The CH Band has played at The Lord Mayor’s Show every year since 1981.  The pageant is the world’s oldest civic procession, held on the second Saturday in November.

The annual orations, now given by the Senior Grecian on Speech Day in the summer term and attended by the Lord Mayor, were originally given by all Grecians leaving for University, in a variety of languages, in London on St Matthew’s Day until a separate Speech Day was arranged in 1871.

The end of the school year is marked by the Leaving Service, at which pupils leaving are given a Presentation Bible and receive The Charge, and by Beating Retreat when the band plays Sussex by the Sea and then Auld Lang Syne.

Amongst its many Royal connections, the CH Senior pupil has traditionally greeted the new Sovereign with a loyal address on their first entry to the City of London, a custom stretching back to 1553. 
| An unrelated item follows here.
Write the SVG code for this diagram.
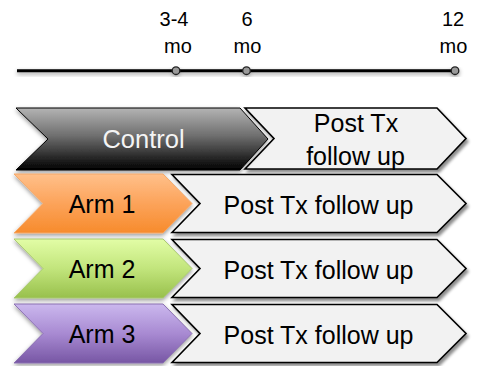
<svg xmlns="http://www.w3.org/2000/svg" width="477" height="366" viewBox="0 0 477 366">
  <defs>
    <linearGradient id="gControl" x1="0" y1="0" x2="0" y2="1">
      <stop offset="0" stop-color="#b4b4b4"/>
      <stop offset="0.45" stop-color="#6e6e6e"/>
      <stop offset="1" stop-color="#000000"/>
    </linearGradient>
    <linearGradient id="gOrange" x1="0" y1="0" x2="0" y2="1">
      <stop offset="0" stop-color="#ffc08a"/>
      <stop offset="0.5" stop-color="#fca35a"/>
      <stop offset="1" stop-color="#f78b2c"/>
    </linearGradient>
    <linearGradient id="gGreen" x1="0" y1="0" x2="0" y2="1">
      <stop offset="0" stop-color="#e2fda6"/>
      <stop offset="0.5" stop-color="#c2e57c"/>
      <stop offset="1" stop-color="#98c04c"/>
    </linearGradient>
    <linearGradient id="gPurple" x1="0" y1="0" x2="0" y2="1">
      <stop offset="0" stop-color="#cbb8ee"/>
      <stop offset="0.5" stop-color="#a88ad2"/>
      <stop offset="1" stop-color="#7756a4"/>
    </linearGradient>
    <filter id="dropShadow" x="-10%" y="-20%" width="125%" height="150%">
      <feGaussianBlur in="SourceAlpha" stdDeviation="1.6"/>
      <feOffset dx="2" dy="3" result="b"/>
      <feFlood flood-color="#000" flood-opacity="0.45"/>
      <feComposite in2="b" operator="in"/>
      <feMerge><feMergeNode/><feMergeNode in="SourceGraphic"/></feMerge>
    </filter>
    <filter id="softShadow" x="-10%" y="-20%" width="125%" height="150%">
      <feGaussianBlur in="SourceAlpha" stdDeviation="2"/>
      <feOffset dx="0" dy="1.5" result="b"/>
      <feFlood flood-color="#000" flood-opacity="0.4"/>
      <feComposite in2="b" operator="in"/>
      <feMerge><feMergeNode/><feMergeNode in="SourceGraphic"/></feMerge>
    </filter>
  </defs>
  <style>
    text { font-family: "Liberation Sans", Arial, sans-serif; text-anchor: middle; }
    .tl { font-size: 20px; fill: #000; }
    .lbl { font-size: 25px; fill: #000; }
    .ctl { font-size: 25.5px; fill: #f4f4f4; }
    .follow { fill: #f2f2f2; stroke: #000; stroke-width: 1.6; stroke-linejoin: miter; filter: url(#dropShadow); }
    .arm { filter: url(#softShadow); stroke-width: 1; }
    .dot { fill: #9a9a9a; stroke: #222; stroke-width: 1.3; }
  </style>

  <!-- timeline with month markers -->
  <g id="timeline">
    <g filter="url(#softShadow)">
      <line x1="17" y1="70.7" x2="455" y2="70.7" stroke="#000" stroke-width="3"/>
      <circle class="dot" cx="176" cy="70.7" r="3.8"/>
      <circle class="dot" cx="246.5" cy="70.7" r="3.8"/>
      <circle class="dot" cx="455" cy="70.7" r="3.8"/>
    </g>
    <text class="tl" x="174" y="26">3-4</text>
    <text class="tl" x="178" y="53">mo</text>
    <text class="tl" x="247" y="26">6</text>
    <text class="tl" x="247.5" y="53">mo</text>
    <text class="tl" x="453" y="26">12</text>
    <text class="tl" x="453.5" y="53">mo</text>
  </g>

  <!-- control row -->
  <g id="control-followup">
    <polygon class="follow" points="245,108 437,108 466,138.5 437,169 245,169 274,138.5"/>
    <text class="lbl" x="356" y="132">Post Tx</text>
    <text class="lbl" x="355.5" y="165">follow up</text>
  </g>
  <g id="control">
    <polygon class="arm" points="16,108 240,108 268,139 240,170 16,170 48,139" fill="url(#gControl)" stroke="#000" stroke-width="1.6"/>
    <text class="ctl" x="143.5" y="148">Control</text>
  </g>

  <!-- arm 1 row -->
  <g id="arm1-followup">
    <polygon class="follow" points="172,174.5 437,174.5 466,203.5 437,232.5 172,232.5 200,203.5"/>
    <text class="lbl" x="318.5" y="214">Post Tx follow up</text>
  </g>
  <g id="arm1">
    <polygon class="arm" points="14,174 163,174 192,203.5 163,233 14,233 43,203.5" fill="url(#gOrange)" stroke="#f4a868"/>
    <text class="lbl" x="102" y="213">Arm 1</text>
  </g>

  <!-- arm 2 row -->
  <g id="arm2-followup">
    <polygon class="follow" points="172,239.5 437,239.5 466,268.5 437,297.5 172,297.5 200,268.5"/>
    <text class="lbl" x="318.5" y="279">Post Tx follow up</text>
  </g>
  <g id="arm2">
    <polygon class="arm" points="14,239 163,239 192,268.5 163,298 14,298 43,268.5" fill="url(#gGreen)" stroke="#a8c870"/>
    <text class="lbl" x="102" y="278">Arm 2</text>
  </g>

  <!-- arm 3 row -->
  <g id="arm3-followup">
    <polygon class="follow" points="172,304.5 437,304.5 466,333.5 437,362.5 172,362.5 200,333.5"/>
    <text class="lbl" x="318.5" y="344">Post Tx follow up</text>
  </g>
  <g id="arm3">
    <polygon class="arm" points="14,304 163,304 192,333.5 163,363 14,363 43,333.5" fill="url(#gPurple)" stroke="#8a70b0"/>
    <text class="lbl" x="102" y="343">Arm 3</text>
  </g>
</svg>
CH pupils drew the tickets for the National State Lottery from 1694 until they ceased in 1826.  Bluecoat boys appeared on many Lottery flyers, in many engravings and cartoons which depicted the lottery and on a halfpenny token issued in 1795.

Some of the many other customs and traditions covered in the booklet include the Public Suppers which used to be held in the Great Hall in London, one of which Queen Victoria attended in 1845, the Spital Sermons which pre-date CH and which still take place annually and the free entry still granted to the Tower of London to pupils in uniform.